■ Exercise
Work out how many lines include "chart" and answer with that number only.

----------

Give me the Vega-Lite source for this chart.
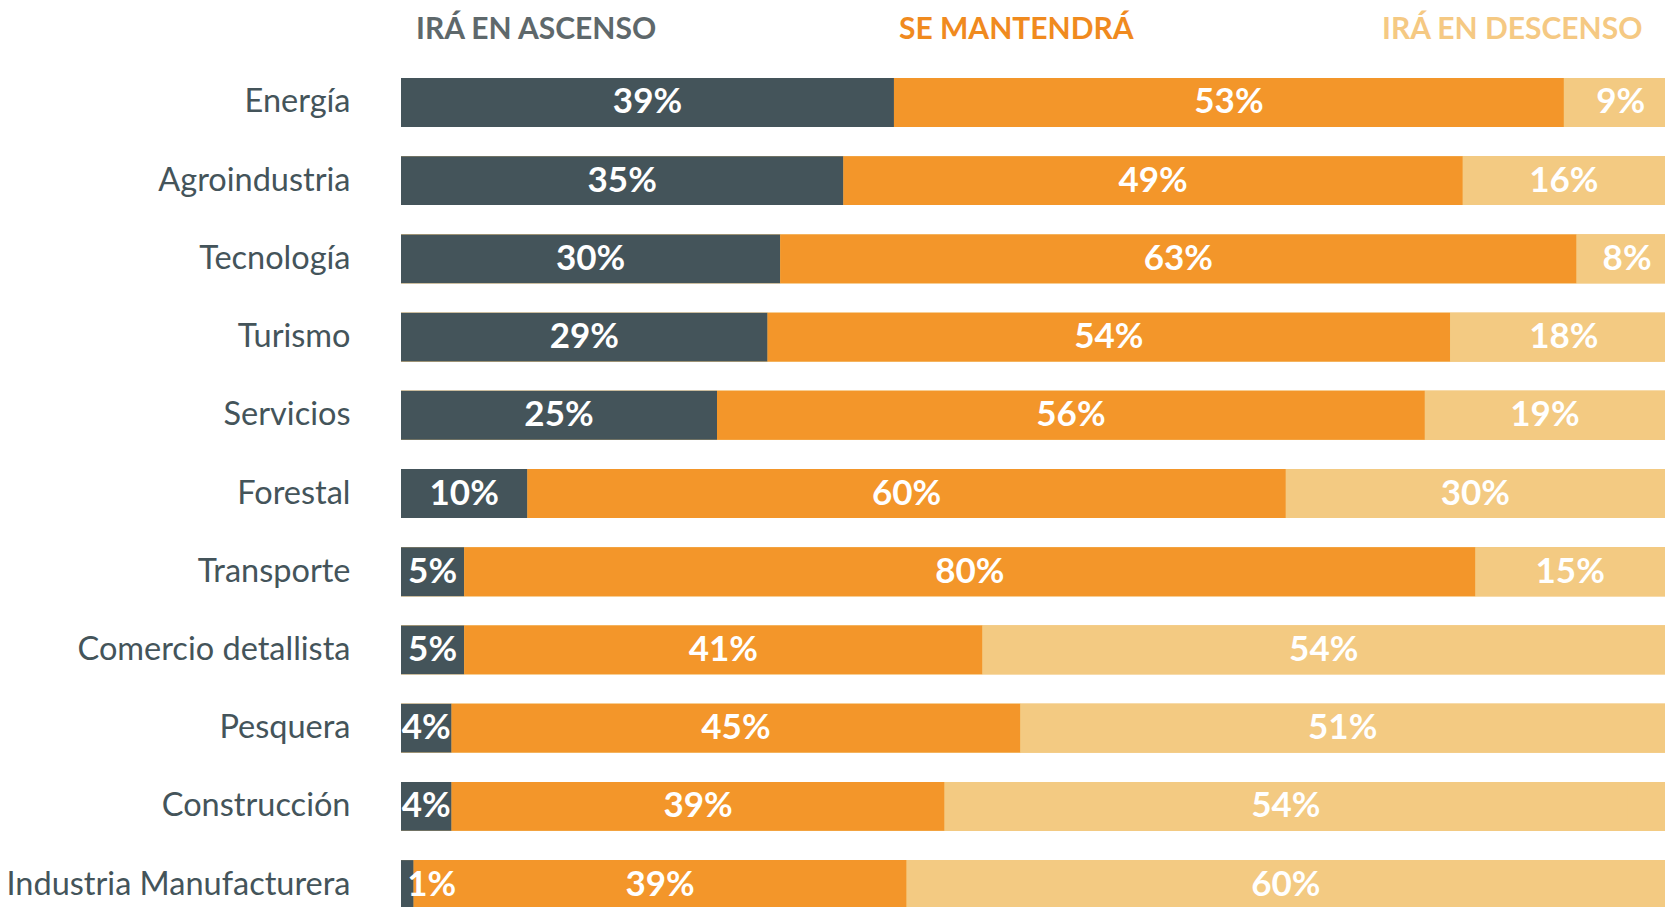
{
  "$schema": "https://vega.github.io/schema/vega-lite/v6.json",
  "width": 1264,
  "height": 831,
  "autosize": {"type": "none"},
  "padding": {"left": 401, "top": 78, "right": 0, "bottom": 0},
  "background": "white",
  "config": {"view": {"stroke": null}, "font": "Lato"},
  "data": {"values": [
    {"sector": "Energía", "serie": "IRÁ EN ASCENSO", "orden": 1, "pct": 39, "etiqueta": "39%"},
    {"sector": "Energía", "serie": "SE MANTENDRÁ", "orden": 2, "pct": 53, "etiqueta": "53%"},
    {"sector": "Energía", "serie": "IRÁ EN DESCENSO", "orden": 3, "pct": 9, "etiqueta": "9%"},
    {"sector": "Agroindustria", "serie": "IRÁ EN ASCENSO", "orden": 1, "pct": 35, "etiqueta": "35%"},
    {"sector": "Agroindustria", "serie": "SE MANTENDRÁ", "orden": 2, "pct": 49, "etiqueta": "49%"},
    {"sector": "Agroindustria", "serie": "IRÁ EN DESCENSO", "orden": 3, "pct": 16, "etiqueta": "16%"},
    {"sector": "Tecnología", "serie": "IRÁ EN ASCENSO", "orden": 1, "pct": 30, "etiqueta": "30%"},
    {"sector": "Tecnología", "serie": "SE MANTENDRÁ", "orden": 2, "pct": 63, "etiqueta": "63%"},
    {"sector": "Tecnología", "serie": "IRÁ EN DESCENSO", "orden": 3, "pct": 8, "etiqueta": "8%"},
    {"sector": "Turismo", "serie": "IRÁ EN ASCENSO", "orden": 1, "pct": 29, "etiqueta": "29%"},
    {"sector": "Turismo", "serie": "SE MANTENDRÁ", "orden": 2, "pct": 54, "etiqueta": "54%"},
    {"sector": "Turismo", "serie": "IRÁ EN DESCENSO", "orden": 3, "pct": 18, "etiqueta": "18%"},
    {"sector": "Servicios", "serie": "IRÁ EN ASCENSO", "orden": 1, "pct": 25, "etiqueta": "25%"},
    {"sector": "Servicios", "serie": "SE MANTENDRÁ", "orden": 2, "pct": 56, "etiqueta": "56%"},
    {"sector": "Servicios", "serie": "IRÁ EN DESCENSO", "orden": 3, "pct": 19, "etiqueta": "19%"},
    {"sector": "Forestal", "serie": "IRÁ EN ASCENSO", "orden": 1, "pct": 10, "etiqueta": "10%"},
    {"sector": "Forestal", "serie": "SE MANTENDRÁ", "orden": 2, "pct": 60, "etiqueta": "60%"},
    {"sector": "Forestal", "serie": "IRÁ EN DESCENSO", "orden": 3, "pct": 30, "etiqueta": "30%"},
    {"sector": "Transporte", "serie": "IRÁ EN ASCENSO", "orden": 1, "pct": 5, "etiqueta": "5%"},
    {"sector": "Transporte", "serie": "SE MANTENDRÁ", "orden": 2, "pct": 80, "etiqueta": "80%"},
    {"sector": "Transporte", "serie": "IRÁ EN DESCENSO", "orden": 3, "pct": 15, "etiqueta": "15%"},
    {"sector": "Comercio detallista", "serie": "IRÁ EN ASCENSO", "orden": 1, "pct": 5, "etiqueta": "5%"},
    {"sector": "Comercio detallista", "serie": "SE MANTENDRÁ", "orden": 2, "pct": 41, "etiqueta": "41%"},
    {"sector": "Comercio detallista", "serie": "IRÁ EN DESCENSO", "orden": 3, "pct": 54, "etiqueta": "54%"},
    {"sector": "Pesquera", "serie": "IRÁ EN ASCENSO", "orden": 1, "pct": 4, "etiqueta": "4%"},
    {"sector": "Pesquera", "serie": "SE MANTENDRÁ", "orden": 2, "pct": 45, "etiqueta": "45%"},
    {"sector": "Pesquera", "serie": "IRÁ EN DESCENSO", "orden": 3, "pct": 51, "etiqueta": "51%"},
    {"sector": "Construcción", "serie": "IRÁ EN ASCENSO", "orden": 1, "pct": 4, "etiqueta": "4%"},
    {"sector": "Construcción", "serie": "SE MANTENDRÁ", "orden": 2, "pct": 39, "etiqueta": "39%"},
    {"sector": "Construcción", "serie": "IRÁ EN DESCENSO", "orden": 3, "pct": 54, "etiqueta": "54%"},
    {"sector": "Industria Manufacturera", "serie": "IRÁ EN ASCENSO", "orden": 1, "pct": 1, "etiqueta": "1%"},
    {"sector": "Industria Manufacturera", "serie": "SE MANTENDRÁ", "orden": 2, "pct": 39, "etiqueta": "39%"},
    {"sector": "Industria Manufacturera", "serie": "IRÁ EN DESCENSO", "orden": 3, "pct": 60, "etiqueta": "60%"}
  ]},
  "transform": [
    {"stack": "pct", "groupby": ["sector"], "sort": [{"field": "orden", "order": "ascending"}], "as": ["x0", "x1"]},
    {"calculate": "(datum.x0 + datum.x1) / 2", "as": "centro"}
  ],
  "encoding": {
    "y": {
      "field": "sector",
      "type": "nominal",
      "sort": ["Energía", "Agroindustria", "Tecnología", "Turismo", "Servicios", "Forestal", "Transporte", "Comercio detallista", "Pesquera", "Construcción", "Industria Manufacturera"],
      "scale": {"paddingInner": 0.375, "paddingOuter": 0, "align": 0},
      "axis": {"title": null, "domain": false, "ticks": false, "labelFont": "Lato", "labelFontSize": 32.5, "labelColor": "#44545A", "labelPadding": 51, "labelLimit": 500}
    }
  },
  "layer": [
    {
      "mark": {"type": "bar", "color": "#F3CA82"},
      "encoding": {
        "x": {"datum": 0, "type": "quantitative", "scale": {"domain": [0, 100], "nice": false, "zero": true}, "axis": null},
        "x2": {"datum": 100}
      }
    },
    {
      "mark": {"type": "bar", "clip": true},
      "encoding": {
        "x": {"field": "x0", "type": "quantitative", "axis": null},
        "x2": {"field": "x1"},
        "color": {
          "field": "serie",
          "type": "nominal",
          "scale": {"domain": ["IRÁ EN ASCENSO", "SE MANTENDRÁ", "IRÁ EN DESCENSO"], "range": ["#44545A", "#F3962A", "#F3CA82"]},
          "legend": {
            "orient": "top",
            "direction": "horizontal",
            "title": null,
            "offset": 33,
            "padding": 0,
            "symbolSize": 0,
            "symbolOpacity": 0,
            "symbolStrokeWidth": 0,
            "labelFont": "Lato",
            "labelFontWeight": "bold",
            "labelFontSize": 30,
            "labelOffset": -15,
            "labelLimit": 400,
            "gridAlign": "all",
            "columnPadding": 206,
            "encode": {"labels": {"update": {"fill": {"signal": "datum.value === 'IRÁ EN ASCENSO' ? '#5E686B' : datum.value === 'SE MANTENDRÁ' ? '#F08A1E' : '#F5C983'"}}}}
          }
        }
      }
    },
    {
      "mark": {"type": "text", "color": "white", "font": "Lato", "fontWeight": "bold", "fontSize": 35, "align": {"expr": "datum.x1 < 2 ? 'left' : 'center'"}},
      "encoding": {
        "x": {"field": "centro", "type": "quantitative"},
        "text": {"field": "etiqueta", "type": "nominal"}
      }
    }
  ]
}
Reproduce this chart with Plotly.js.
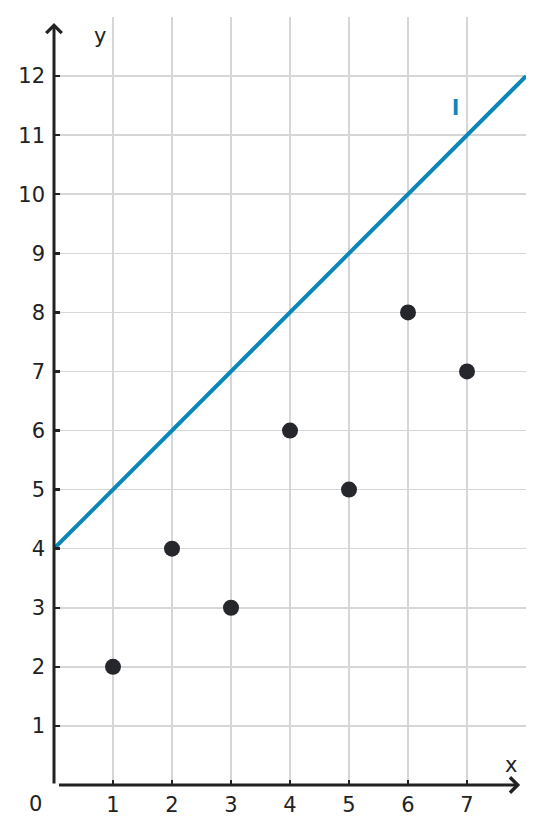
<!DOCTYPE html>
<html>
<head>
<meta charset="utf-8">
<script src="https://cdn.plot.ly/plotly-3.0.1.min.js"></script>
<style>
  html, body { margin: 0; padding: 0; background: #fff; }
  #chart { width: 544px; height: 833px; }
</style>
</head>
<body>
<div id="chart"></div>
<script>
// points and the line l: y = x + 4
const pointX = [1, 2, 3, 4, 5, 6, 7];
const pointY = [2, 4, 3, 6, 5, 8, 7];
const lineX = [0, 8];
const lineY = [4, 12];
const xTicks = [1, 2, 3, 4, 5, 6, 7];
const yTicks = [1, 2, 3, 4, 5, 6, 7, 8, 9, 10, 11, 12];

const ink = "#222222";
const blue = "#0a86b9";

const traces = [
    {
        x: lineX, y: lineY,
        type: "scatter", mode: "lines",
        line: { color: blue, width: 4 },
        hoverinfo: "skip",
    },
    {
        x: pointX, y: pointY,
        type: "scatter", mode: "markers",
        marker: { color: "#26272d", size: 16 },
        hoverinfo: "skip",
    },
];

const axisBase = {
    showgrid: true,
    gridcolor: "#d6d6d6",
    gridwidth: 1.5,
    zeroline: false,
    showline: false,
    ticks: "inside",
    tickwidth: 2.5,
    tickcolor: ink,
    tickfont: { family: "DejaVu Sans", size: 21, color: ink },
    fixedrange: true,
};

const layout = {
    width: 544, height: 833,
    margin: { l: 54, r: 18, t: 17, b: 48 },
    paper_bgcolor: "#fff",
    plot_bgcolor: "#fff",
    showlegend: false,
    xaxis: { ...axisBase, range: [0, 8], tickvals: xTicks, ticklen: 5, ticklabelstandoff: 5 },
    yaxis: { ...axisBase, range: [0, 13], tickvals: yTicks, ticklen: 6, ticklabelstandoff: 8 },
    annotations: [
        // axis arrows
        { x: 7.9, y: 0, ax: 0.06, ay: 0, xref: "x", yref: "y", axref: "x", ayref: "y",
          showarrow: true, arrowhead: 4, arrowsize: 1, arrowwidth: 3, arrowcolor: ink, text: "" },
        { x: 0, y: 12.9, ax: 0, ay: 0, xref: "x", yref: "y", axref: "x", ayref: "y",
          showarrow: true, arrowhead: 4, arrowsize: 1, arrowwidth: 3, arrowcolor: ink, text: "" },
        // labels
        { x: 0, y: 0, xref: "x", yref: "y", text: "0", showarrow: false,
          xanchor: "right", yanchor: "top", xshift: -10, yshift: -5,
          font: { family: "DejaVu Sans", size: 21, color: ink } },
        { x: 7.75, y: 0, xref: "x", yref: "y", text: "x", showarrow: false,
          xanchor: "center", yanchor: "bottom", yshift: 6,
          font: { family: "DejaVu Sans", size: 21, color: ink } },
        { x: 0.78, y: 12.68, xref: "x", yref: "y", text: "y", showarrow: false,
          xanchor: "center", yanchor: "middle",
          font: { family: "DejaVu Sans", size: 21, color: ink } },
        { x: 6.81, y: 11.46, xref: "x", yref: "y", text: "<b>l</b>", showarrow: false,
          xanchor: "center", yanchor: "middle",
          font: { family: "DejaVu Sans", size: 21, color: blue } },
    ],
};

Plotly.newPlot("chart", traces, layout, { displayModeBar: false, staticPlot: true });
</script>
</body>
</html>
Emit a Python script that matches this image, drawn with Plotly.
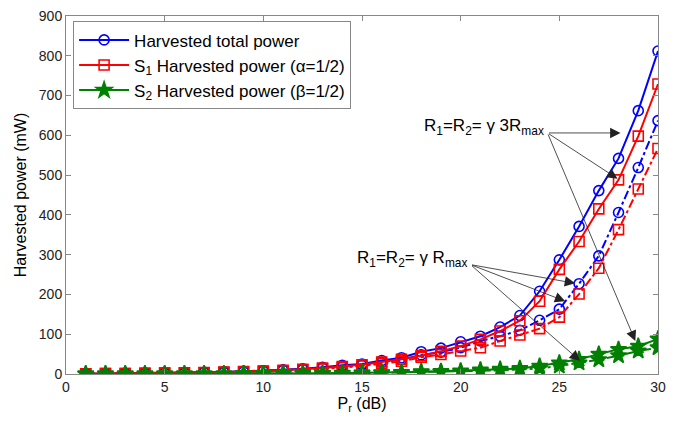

----------

■ Problem solution
5